Oldwiki.scinet.utoronto.ca:System Alerts

From oldwiki.scinet.utoronto.ca
Revision as of 19:04, 21 February 2017 by Pinto (talk | contribs) (→‎System Status)
Jump to navigation Jump to search

System Status

upGPC upTCS upSandy upGravity upBGQ file systems unmountedFile System
upP7 upP8 upKNL upViz downHPSS


Tue Feb 21 19:01:08 EST 2017 The robot arm in the HPSS library is stuck, and a support call with the vendor has been opened. All jobs have been suspended until that is fixed, hopefully tomorrow (Wednesday).

Mon Feb 6 16:01:47 EST 2017 Full shutdown of the systems was required, in order to bring up and orderly interconnect and filesystems. Please watch this space for updates.

Mon Feb 6 14:24:51 EST 2017 We're experiencing internal networking problems, which have caused filesystems to become inaccessible on some nodes. Work is underway to fix this.

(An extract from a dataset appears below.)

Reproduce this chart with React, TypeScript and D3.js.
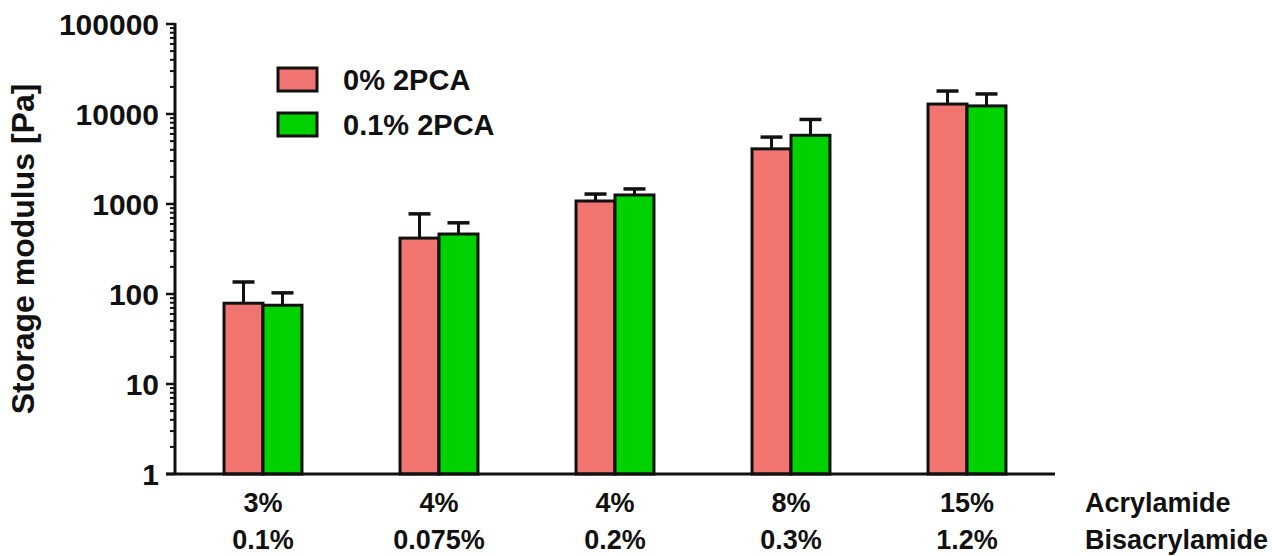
import * as d3 from 'd3'
import React from 'react'

// gel compositions
const acrylamide = ['3%', '4%', '4%', '8%', '15%']
const bisacrylamide = ['0.1%', '0.075%', '0.2%', '0.3%', '1.2%']

const seriesNames = ['0% 2PCA', '0.1% 2PCA']
const seriesColors = ['#f07470', '#00d200']

// storage modulus mean and SD [Pa]
const mean0 = [79, 418, 1080, 4100, 12900]
const sd0 = [57, 359, 210, 1440, 5100]
const mean1 = [75, 464, 1260, 5800, 12300]
const sd1 = [28, 154, 210, 2900, 4400]

const yTickLabels = ['1', '10', '100', '1000', '10000', '100000']

const W = 1272
const H = 556
const font = '"Liberation Sans", Arial, sans-serif'

const App = () => {
  const x0 = 175
  const x1 = 1055
  const yBottom = 474
  const yTop = 24

  const y = d3.scaleLog().domain([1, 100000]).range([yBottom, yTop])
  const xBand = d3.scaleBand<number>()
    .domain(d3.range(acrylamide.length))
    .range([x0, x1])
    .paddingInner(0.557)
    .paddingOuter(0.2785)
  const xSub = d3.scaleBand<number>().domain([0, 1]).range([0, xBand.bandwidth()])

  const series = [
    { means: mean0, sds: sd0 },
    { means: mean1, sds: sd1 },
  ]

  const allTicks = y.ticks()
  const isMajor = (v: number) => Math.abs(Math.log10(v) - Math.round(Math.log10(v))) < 1e-9

  const capW = 22

  return (
    <svg width={W} height={H} style={{ position: 'absolute', left: 0, top: 0, background: '#fff' }}
      fontFamily={font} fontWeight="bold">
      {/* bars */}
      {series.map((s, si) =>
        s.means.map((m, i) => {
          const bx = (xBand(i) as number) + (xSub(si) as number)
          const bw = xSub.bandwidth()
          const top = y(m)
          const cx = bx + bw / 2
          const eTop = y(m + s.sds[i])
          return (
            <g key={si + '-' + i}>
              <line x1={cx} x2={cx} y1={top} y2={eTop} stroke="#111" strokeWidth={3} />
              <line x1={cx - capW / 2} x2={cx + capW / 2} y1={eTop} y2={eTop} stroke="#111" strokeWidth={3.5} />
              <rect x={bx} y={top} width={bw} height={yBottom - top}
                fill={seriesColors[si]} stroke="#111" strokeWidth={3} />
            </g>
          )
        })
      )}

      {/* y axis */}
      <line x1={x0} x2={x0} y1={yTop - 1} y2={yBottom} stroke="#111" strokeWidth={3} />
      {allTicks.map((t, i) => (
        <line key={i} x1={x0} x2={x0 - (isMajor(t) ? 9 : 5)} y1={y(t)} y2={y(t)}
          stroke="#111" strokeWidth={isMajor(t) ? 2.5 : 2} />
      ))}
      {yTickLabels.map((l) => (
        <text key={l} x={x0 - 16} y={y(+l)} dy="0.36em" textAnchor="end" fontSize={30} fill="#111">{l}</text>
      ))}
      <text transform={`translate(34,${(yTop + yBottom) / 2}) rotate(-90)`} textAnchor="middle"
        fontSize={32} fill="#111">Storage modulus [Pa]</text>

      {/* x axis */}
      <line x1={x0 - 9} x2={x1} y1={yBottom} y2={yBottom} stroke="#111" strokeWidth={3} />
      {acrylamide.map((a, i) => {
        const cx = (xBand(i) as number) + xBand.bandwidth() / 2
        return (
          <g key={i}>
            <text x={cx} y={512} textAnchor="middle" fontSize={27} fill="#111">{a}</text>
            <text x={cx} y={549} textAnchor="middle" fontSize={27} fill="#111">{bisacrylamide[i]}</text>
          </g>
        )
      })}
      <text x={1085} y={512} fontSize={27} fill="#111">Acrylamide</text>
      <text x={1085} y={549} fontSize={27} fill="#111">Bisacrylamide</text>

      {/* legend */}
      {seriesNames.map((n, i) => (
        <g key={n} transform={`translate(278,${68 + i * 45})`}>
          <rect width={39} height={23} fill={seriesColors[i]} stroke="#111" strokeWidth={3} />
          <text x={65} y={12} dy="0.36em" fontSize={29} fill="#111">{n}</text>
        </g>
      ))}
    </svg>
  )
}

export default App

Sat Jan 28 12:54:12 EST 2017 GPC and TCS are up, as well as the filesystems. We have reverted to the old /scratch and /project disks on the GPC, until we can ascertain what was wrong with the new appliance. In the meantime please submit your jobs as usual. Also, please help us by cleaning up unnecessary stuff on /scratch. For TCS users: the changes we implemented, where you need to use /scratchtcs, are still in effect.

Sat Jan 28 12:19:16 EST 2017 We are bringing the systems back. Expect to be ready in a couple of hours.

Sat 28 Jan 2017 8:41 EST BGQ is not affected and the system is up.

Sat 28 Jan 2017 8:15 EST Further issues found on the file system; system access to users has been closed until we can solve these issues.

Fri 27 Jan 2017 15:11:58 EST Cluster network issue is resolved and filesystem access is finally resolved after determining the root cause of the network issue.

Fri Jan 27 11:20:32 EST 2017 While we're restoring things, file systems will generally not be available for usage during this period, to facilitate our work. Sorry.

Fri Jan 27 10:02:32 EST 2017 The IB network fabric had a failure earlier today that affected the file systems. The IB fabric is back to normal, and we're working on restoring the file systems at the moment.

Fri Jan 27 7:34:00 EST 2017 Issues with the new scratch file system; we're investigating.

Thu Jan 26 21:24:14 EST 2017 Maintenance finished, systems back online and available, with the exception of the TCS, that does not accept jobs yet (but the devel nodes are accessible).

Jan 25, 2017, 18:48: BGQ is online.